2.   For the period covering the issuance of the patent through the end of the year 2015, Dow opted for an accounting of the defendant's profits.  One interesting issue here was whether the award of profits could include a "springboard" award, that is, an award reflecting in part the additional the profit the defendant was able to earn post patent expiration, because the infringement provided it with a springboard to market entry (earlier market entry than would have been possible absent the infringement).  The court held that this was permissible under Canadian law, stating that "springboard damages are nothing more than a type of loss to be proven with evidence, and I see no reason why this principle should operate differently to a plaintiff’s gains in the context of an accounting of profits" (para. 124).  The second difficult issue was whether the defendant should be able to deduct any portion of its fixed costs, which would result in a reduction of the profit it would owe to Dow.  Courts throughout the world have reached differing conclusions on this issue (see, e.g., my book pp. 206-08, 271-73, 325-26), and while there are reasonable economic arguments in support of both sides of the issue I'm inclined to agree with Stephen Margolis that the better rule is to allow such a deduction at least where the defendant would have employed that overhead to other purposes absent the infringement.  In any event, in the present case the court held that it would be appropriate under the circumstances to allow Nova to deduct its apportionable overhead.
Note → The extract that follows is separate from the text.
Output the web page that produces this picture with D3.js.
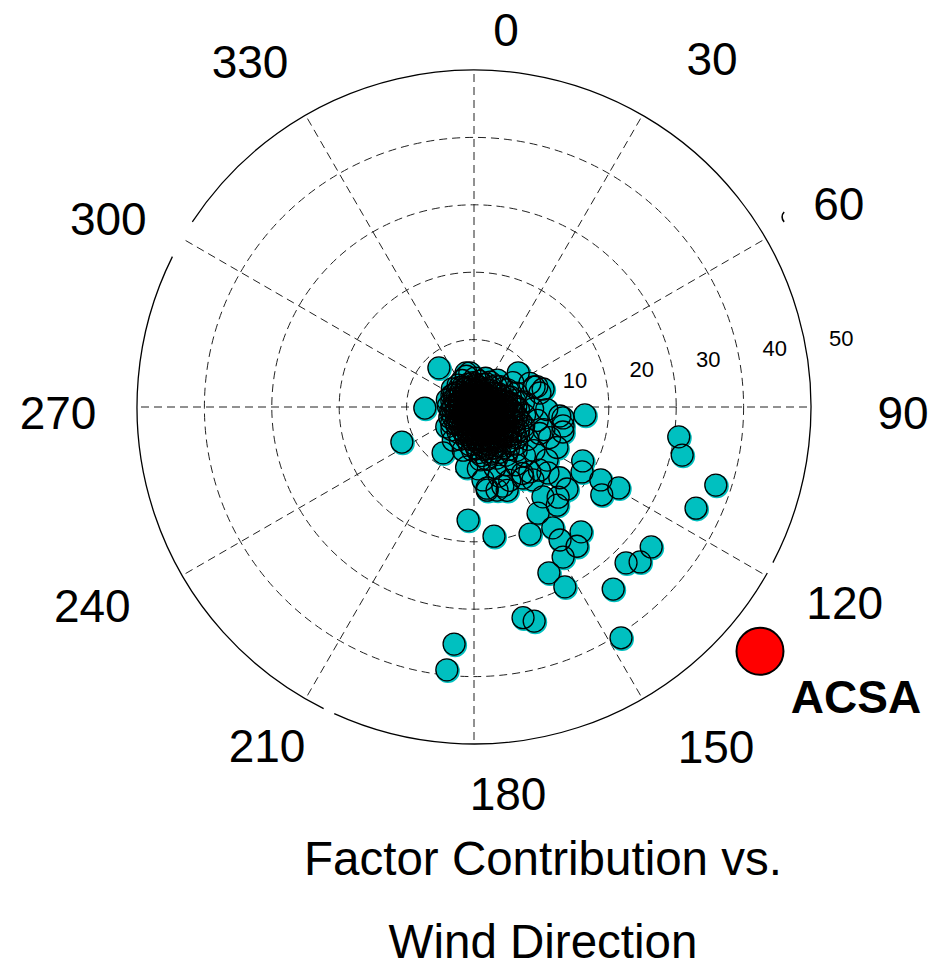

3.  A third set of issues related to prejudgment interest.  With regard to the pre-infringement royalty, the court used Dow's internal rate of return as the benchmark, rather than the otherwise applicable bank rate, which seems correct if the goal is to restore the plaintiff to the position it would have occupied but for the infringement.  In keeping with Mr. Justice O'Keefe's ruling in the earlier proceeding, however, the court did not award compound interest (which of course is not consistent with the goal of compensation, though Canada is hardly alone in its reluctance to award compound interest).  With regard to the award of profits, the court used the defendant's rate of return and did award compound interest (which seems more correct as a matter of economics).

4.  Finally, the court had to decide what date to use to convert the award from U.S. to Canadian dollars, and it opted for the date of judgment.  I think this generally makes sense for reasons of administrative convenience, rather than converting the award on a year-by-year (or even more granular) basis in cases in which the infringement spans a lengthy period of time.